Dataset items
* begin *
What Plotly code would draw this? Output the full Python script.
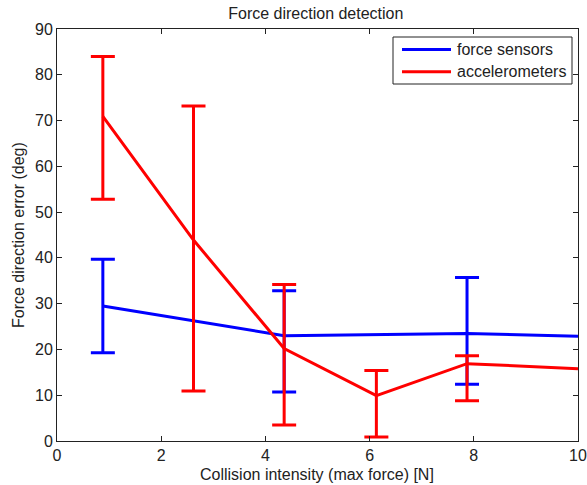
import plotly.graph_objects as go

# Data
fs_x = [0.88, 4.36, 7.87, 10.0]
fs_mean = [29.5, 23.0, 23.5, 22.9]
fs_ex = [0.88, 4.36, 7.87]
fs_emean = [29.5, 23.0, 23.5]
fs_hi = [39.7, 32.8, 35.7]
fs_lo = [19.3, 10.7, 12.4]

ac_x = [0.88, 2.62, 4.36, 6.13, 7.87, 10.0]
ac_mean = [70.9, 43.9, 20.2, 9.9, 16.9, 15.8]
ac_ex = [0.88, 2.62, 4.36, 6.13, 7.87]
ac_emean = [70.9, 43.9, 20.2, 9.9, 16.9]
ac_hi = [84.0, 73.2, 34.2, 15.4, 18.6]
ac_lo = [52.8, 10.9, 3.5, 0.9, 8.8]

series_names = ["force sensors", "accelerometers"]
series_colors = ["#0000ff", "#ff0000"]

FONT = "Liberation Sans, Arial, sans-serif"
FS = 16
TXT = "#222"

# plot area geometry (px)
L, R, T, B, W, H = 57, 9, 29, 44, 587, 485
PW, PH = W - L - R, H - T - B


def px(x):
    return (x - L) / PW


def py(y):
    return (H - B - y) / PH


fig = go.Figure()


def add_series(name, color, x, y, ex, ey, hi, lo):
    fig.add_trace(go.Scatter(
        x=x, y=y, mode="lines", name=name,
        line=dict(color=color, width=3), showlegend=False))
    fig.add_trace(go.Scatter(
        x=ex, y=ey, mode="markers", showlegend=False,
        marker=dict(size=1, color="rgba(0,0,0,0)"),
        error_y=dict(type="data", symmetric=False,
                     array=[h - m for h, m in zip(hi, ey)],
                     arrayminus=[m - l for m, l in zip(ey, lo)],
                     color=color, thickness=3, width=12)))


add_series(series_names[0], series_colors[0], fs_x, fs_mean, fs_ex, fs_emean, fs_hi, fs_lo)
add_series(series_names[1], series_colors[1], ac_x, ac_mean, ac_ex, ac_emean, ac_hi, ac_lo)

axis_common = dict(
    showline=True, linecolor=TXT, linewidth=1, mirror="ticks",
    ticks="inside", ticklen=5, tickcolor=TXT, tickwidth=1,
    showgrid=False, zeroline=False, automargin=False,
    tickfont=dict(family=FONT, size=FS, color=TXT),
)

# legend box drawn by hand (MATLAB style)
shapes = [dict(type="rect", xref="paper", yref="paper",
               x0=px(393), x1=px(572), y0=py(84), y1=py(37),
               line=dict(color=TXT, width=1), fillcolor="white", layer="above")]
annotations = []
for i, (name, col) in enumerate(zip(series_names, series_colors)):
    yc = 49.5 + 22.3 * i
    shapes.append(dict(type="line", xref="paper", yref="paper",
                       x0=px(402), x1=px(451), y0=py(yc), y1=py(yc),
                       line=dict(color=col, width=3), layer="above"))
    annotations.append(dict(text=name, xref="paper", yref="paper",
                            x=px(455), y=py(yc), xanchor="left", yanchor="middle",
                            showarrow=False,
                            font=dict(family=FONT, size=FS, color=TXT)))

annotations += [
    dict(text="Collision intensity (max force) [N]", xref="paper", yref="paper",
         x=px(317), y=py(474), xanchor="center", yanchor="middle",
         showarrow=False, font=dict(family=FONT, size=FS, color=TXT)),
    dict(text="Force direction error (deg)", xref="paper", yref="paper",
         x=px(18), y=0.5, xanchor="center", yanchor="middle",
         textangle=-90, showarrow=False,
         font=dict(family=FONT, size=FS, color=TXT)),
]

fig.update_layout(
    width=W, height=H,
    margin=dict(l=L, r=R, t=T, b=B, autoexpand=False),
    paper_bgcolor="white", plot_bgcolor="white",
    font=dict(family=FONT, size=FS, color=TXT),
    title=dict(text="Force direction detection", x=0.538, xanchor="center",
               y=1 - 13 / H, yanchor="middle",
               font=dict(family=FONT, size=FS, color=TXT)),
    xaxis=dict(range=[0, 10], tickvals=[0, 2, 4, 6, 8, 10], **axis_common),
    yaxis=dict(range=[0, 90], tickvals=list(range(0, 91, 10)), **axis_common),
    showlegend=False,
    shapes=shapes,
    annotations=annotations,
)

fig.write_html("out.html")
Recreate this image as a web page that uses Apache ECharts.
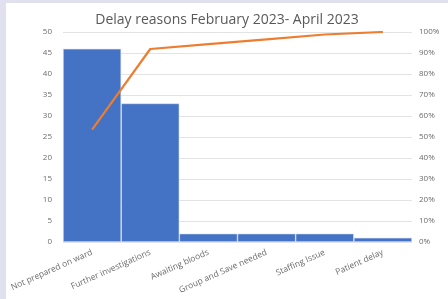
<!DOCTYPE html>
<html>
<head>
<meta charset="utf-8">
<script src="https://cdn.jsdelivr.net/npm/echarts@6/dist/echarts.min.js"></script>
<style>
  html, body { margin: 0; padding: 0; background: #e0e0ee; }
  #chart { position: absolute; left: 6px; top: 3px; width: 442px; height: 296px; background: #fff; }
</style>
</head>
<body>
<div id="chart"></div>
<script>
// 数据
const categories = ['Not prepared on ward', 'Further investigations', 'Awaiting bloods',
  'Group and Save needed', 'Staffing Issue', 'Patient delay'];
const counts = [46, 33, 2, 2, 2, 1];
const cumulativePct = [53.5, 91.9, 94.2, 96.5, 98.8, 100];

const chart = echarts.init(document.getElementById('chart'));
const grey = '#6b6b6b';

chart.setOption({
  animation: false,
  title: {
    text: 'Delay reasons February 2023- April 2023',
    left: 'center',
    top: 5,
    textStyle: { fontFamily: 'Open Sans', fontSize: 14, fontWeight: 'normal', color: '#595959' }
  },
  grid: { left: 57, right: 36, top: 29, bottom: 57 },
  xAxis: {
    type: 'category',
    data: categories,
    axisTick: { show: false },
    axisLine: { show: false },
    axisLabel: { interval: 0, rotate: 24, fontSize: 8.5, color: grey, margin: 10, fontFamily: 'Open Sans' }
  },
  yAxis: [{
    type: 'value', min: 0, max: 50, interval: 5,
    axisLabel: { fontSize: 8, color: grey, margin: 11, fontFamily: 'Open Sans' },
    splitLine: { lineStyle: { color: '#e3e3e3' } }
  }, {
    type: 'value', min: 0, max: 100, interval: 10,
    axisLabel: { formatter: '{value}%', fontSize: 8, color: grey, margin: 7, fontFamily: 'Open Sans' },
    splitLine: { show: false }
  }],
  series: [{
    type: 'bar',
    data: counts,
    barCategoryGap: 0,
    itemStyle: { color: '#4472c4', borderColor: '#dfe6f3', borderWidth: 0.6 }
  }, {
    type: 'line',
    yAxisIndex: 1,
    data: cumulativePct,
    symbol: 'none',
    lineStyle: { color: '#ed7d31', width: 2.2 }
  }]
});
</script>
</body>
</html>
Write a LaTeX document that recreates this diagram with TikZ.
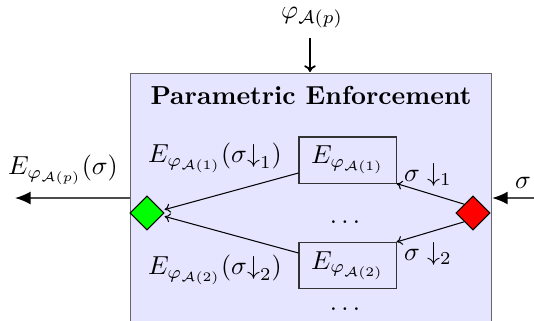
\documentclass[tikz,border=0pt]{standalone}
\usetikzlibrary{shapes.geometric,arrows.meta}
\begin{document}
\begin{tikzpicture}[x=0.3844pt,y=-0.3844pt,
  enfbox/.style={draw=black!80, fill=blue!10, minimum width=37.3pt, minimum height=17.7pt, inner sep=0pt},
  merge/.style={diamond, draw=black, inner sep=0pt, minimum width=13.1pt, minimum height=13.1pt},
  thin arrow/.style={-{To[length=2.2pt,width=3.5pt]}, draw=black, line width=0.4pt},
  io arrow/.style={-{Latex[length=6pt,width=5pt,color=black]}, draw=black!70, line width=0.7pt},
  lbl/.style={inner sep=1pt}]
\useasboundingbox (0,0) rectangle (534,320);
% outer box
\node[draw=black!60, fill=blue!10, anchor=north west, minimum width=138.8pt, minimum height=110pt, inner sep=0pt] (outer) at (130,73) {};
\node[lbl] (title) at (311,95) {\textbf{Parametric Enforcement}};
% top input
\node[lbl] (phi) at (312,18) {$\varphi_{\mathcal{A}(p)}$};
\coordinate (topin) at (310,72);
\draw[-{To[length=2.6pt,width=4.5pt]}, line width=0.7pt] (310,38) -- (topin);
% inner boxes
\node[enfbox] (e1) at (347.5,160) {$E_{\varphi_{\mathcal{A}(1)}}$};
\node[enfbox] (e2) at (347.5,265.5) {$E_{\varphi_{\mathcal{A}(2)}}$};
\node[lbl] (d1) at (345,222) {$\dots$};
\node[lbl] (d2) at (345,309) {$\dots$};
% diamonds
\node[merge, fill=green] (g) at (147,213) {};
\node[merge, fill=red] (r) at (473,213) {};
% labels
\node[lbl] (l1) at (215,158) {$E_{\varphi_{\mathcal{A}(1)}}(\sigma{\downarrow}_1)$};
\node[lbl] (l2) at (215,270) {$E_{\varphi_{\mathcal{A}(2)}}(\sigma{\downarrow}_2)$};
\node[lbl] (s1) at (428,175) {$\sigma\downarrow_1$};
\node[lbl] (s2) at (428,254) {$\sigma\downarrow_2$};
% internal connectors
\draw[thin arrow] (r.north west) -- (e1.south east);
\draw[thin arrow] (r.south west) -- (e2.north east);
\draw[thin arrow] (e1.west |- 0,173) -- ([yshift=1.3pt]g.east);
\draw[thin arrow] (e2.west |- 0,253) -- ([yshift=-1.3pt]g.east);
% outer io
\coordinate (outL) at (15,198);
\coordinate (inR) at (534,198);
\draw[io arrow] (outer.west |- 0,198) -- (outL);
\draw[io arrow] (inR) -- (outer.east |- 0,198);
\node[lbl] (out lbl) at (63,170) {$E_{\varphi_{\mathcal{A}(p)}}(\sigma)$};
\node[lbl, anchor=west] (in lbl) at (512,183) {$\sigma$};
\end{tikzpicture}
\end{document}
* end *
## Description of the task:
Look at the listing and set down only the lines from its start through the line with "fs_lo = [19.3, 10.7, 12.4]", word for word and without pictures.

## Task solution:
What Plotly code would draw this? Output the full Python script.
import plotly.graph_objects as go

# Data
fs_x = [0.88, 4.36, 7.87, 10.0]
fs_mean = [29.5, 23.0, 23.5, 22.9]
fs_ex = [0.88, 4.36, 7.87]
fs_emean = [29.5, 23.0, 23.5]
fs_hi = [39.7, 32.8, 35.7]
fs_lo = [19.3, 10.7, 12.4]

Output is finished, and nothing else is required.